For months, the administration has been following its predecessor’s mantra of “elections at all costs” by calling on Haitian President Jovenel Moïse to hold legislative and presidential elections this year. But in insisting that elections are the only way forward, the Biden administration has failed to address the stark realities that led to its decision to grant a new TPS designation. Conditions on the ground in Haiti make clear that Moïse cannot hold free, fair and credible elections: serious security concerns, social unrest, human-rights abuses, crippling poverty.
In other words, Moïse, Haiti’s wannabe autocrat, is not governing. He has failed to meet Haitian citizens’ most basic needs. Instead of tackling gang violence that has led to an alarming rash of kidnappings and human-rights violations, Moïse has used the past 16 months of one-man rule to take several unconstitutional actions. They include the creation of a problematic national intelligence agency; the introduction, in the words of Acting Assistant Secretary of State Julie Chung, “dubious definitions of terrorism”; a reduction in the role of key institutions such as the Superior Court of Auditors and Administrative Disputes, and the removal and replacement of three Supreme Court judges.
He has also pushed a controversial June 27 referendum on the constitution that almost every Haitian constitutional scholar and legal expert has said is illegal. But rather than listen to them, U.S. State Department officials have ignored them. Some in the State Department have reportedly told members of Congress in private that they do not think moving forward with the constitutional referendum is appropriate, they have refused to say so publicly. The administration’s mixed messaging is unhelpful and should stop.
Action, not rhetoric
In a recent address to members of the Haitian diaspora to commemorate the country’s May 18 Haitian Flag Day, Chung said the United States will “unapologetically denounce authoritarianism, impunity, human rights violations and corruption.” We are, right now, calling Chung and the Biden administration on it.
It’s time for Washington to end the rhetoric on Haiti and take real action. It’s time to stop equating democracy solely with elections,and it’s past time to promote and demand good governance. That means that the administration must stop supporting leaders with autocratic tendencies simply because it deems them “democratically elected.” They are just as guilty as their counterparts elsewhere in the hemisphere who trample human rights and promote policies that will keep them in power.

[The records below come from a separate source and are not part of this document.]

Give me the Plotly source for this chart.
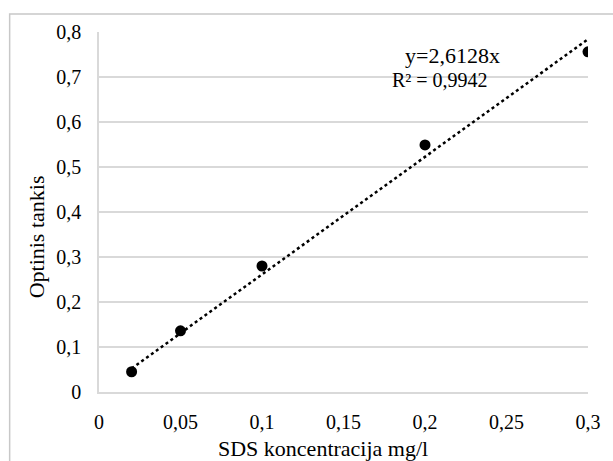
import plotly.graph_objects as go

# Measured SDS concentrations (mg/l) and optical density readings
concentration = [0.02, 0.05, 0.1, 0.2, 0.3]
optical_density = [0.045, 0.136, 0.28, 0.549, 0.756]

# Linear fit through the origin
slope = 2.6128
r_squared = 0.9942
fit_x = [concentration[0], concentration[-1]]
fit_y = [slope * v for v in fit_x]

x_ticks = [0, 0.05, 0.1, 0.15, 0.2, 0.25, 0.3]
y_ticks = [0, 0.1, 0.2, 0.3, 0.4, 0.5, 0.6, 0.7, 0.8]

FONT = "'Liberation Serif', 'Times New Roman', serif"
GRID = "#d9d9d9"

fig = go.Figure()
fig.add_trace(go.Scatter(
    x=fit_x, y=fit_y, mode="lines",
    line=dict(color="black", width=2.5, dash="dot"),
    hoverinfo="skip", showlegend=False,
))
fig.add_trace(go.Scatter(
    x=concentration, y=optical_density, mode="markers",
    marker=dict(color="black", size=11),
    showlegend=False,
))

fig.update_layout(
    width=613, height=461,
    margin=dict(l=99, r=16, t=32, b=69),
    paper_bgcolor="white", plot_bgcolor="white",
    separators=", ",
    font=dict(family=FONT, size=20, color="black"),
    xaxis=dict(
        range=[0, 0.3], tickvals=x_ticks, showgrid=False, zeroline=False,
        showline=True, linecolor=GRID, linewidth=1.5,
        ticks="", ticklabelstandoff=11,
        tickfont=dict(family=FONT, size=20, color="black"),
    ),
    yaxis=dict(
        range=[0, 0.8], tickvals=y_ticks, showgrid=True, gridcolor=GRID,
        gridwidth=1.5, zeroline=False,
        showline=True, linecolor=GRID, linewidth=1.5,
        ticks="", ticklabelstandoff=12,
        tickfont=dict(family=FONT, size=20, color="black"),
    ),
    annotations=[
        dict(text="y=2,6128x", x=0.2171, y=0.748, xref="x", yref="y",
             xanchor="center", yanchor="middle",
             showarrow=False, font=dict(family=FONT, size=22)),
        dict(text="R² = 0,9942", x=0.2095, y=0.694, xref="x", yref="y",
             xanchor="center", yanchor="middle",
             showarrow=False, font=dict(family=FONT, size=20)),
        dict(text="Optinis tankis", x=-0.1285, y=0.43, xref="paper", yref="paper",
             xanchor="center", yanchor="middle",
             textangle=-90, showarrow=False, font=dict(family=FONT, size=22)),
        dict(text="SDS koncentracija mg/l", x=0.459, y=-0.156, xref="paper",
             yref="paper", xanchor="center", yanchor="middle",
             showarrow=False, font=dict(family=FONT, size=22)),
    ],
    shapes=[
        dict(type="rect", xref="paper", yref="paper",
             x0=-0.1827, x1=1.2, y0=-0.3, y1=1.05,
             line=dict(color="#c8c8c8", width=1.5), fillcolor="rgba(0,0,0,0)",
             layer="below"),
    ],
)

fig.write_html("out.html")
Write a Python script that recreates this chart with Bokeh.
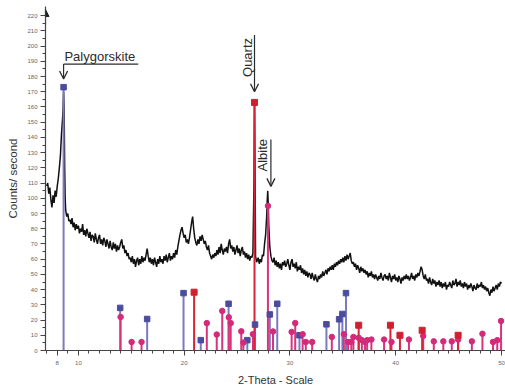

It’s time to support the Haitian people, not just by keeping needed remittances flowing into Haiti as the TPS designation will do, but by also giving Haitians in the United States the real choice to return home if they choose, and real hope that things will get better.
The Biden administration must ask itself: What does it want conditions in Haiti to look like at the end of its 18-month TPS designation? Does it want the number of Haitians coming to our border to have exponentially increased because the country has become even more unlivable following the controversial constitutional referendum? This not only will further derail the possibility of holding free, fair and credible elections, but it will fast track what the Catholic Church has described as Haiti’s “descent into hell.”
U.S. to blame, too
While Biden works to persuade members of Congress to support a pathway to citizenship with his legislation to overhaul immigration, he must also direct his State Department to take a harder look at Haiti and make some real changes. He must do so because the United States has long had a heavy hand in Haiti’s politics and is not immune from blame for what is currently taking place there. It’s also the right thing to do. After all, we once occupied the country for 19 years and, in that process, forced a new constitution to benefit our own desires.
It is time for the Biden administration to also listen to the cries of Haitian families, here and those on the island — who are increasingly becoming kidnap victims — and of the country’s young grassroots activists who have been screaming for a better and free Haiti.
Biden should acknowledge that the first step to a free Haiti is not through insisting on “elections at all costs” but by insisting on good governance. And it should start with the United States openly and unapologetically opposing the June 27 constitutional referendum that, despite whatever good intentions some in the international community may have, will not bring Haiti closer to democracy. Rather, it will pull the country deeper into chaos and authoritarianism.